A previous version of this story incorrectly stated that Bonacio Construction had plans to develop the building in 2011. Bonacio Construction was hired as a contractor only to help stabilize the building.
SCHENECTADY — In just 90 days, the historic Foster Building in downtown Schenectady could have a new owner willing to breathe life into the once grand building that has sat vacant for nearly two decades.
It’s one of few remaining buildings near Proctors in need of revitalization, said Schenectady Metroplex Development Authority Chairman Ray Gillen.
Metroplex wants to sell the property for $475,000 to a development group that’s planning a mixed-use project at the site, including ground-floor retail space, offices and upscale loft-style apartments. State Public Authorities Law requires that Metroplex give 90 days’ notice for any sale of property the local agency owns. Once the 90-day period is up in mid-July, Metroplex plans to complete the sale.
“The developer is still finalizing their plans for the building and there are some other details to the project,” said Gillen. “We don’t announce projects until they’re a signed deal. So once this is signed, we will announce who they are.”
The developer has experience in working with historic buildings around the Capital Region, Gillen said.
The building gets its name from the Hotel Foster, which opened in 1907 at 508 State St. At the time, the six-story building was quite grand. Its façade was done distinctively in the Beaux Arts style, a neoclassical architectural style being taught around that time at the Ecole des Beaux-Arts in Paris. The building later housed a specialty store and low-rent housing for destitute men. In 1991, it was listed on the federal Register of Historic Places.
It’s not known when the building became vacant, although Gazette archives indicate it had been long empty by the time Craig Alsdorf and Dennis Todd bought it in 1998 with plans to return it to its former glory as a luxury hotel. But Alsdorf and Todd sat on the property, Gillen said, never doing a thing with it. Its condition deteriorated so much that Metroplex initiated eminent domain proceedings against the owners in 2009 to try to take it over and fix it up.
“There are basic steps you need to take to preserve a building and they never took them,” he said. “Water gets in, the building starts to collapse and then you have to take it down. We worked very hard to make sure that didn’t happen.”

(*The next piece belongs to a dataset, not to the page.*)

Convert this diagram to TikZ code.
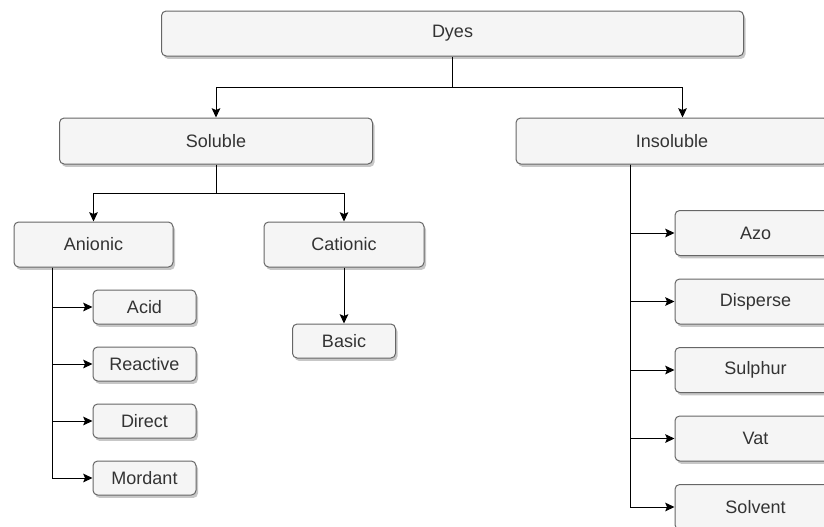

By 2010, just before the state Supreme Court was to hold a hearing on the eminent domain case, the owners sold the building to Metroplex for $250,000.
The property is actually a complex of four buildings comprising more than 47,000 square feet. Over the years, elements got in, the windows were spray painted with graffiti or broken, the roof rotted, the interior plaster walls crumbled and its storefronts filled with debris. Metroplex hired contractors who stabilized the building and removed 596,000 pounds of debris (asbestos, an old elevator, bird droppings, and so on) from the building. This work wrapped up in the spring of 2011.
“It’s a very important building,” said Gillen. “The façade is gorgeous. It was very important that it be saved. We preserved it the best we could and then we started showing it. We’ve been selective. We wanted to find the right developer, the right plan. We also had to demonstrate the vitality of the residential market downtown, which we’ve done. And now we have a developer who is very interested.”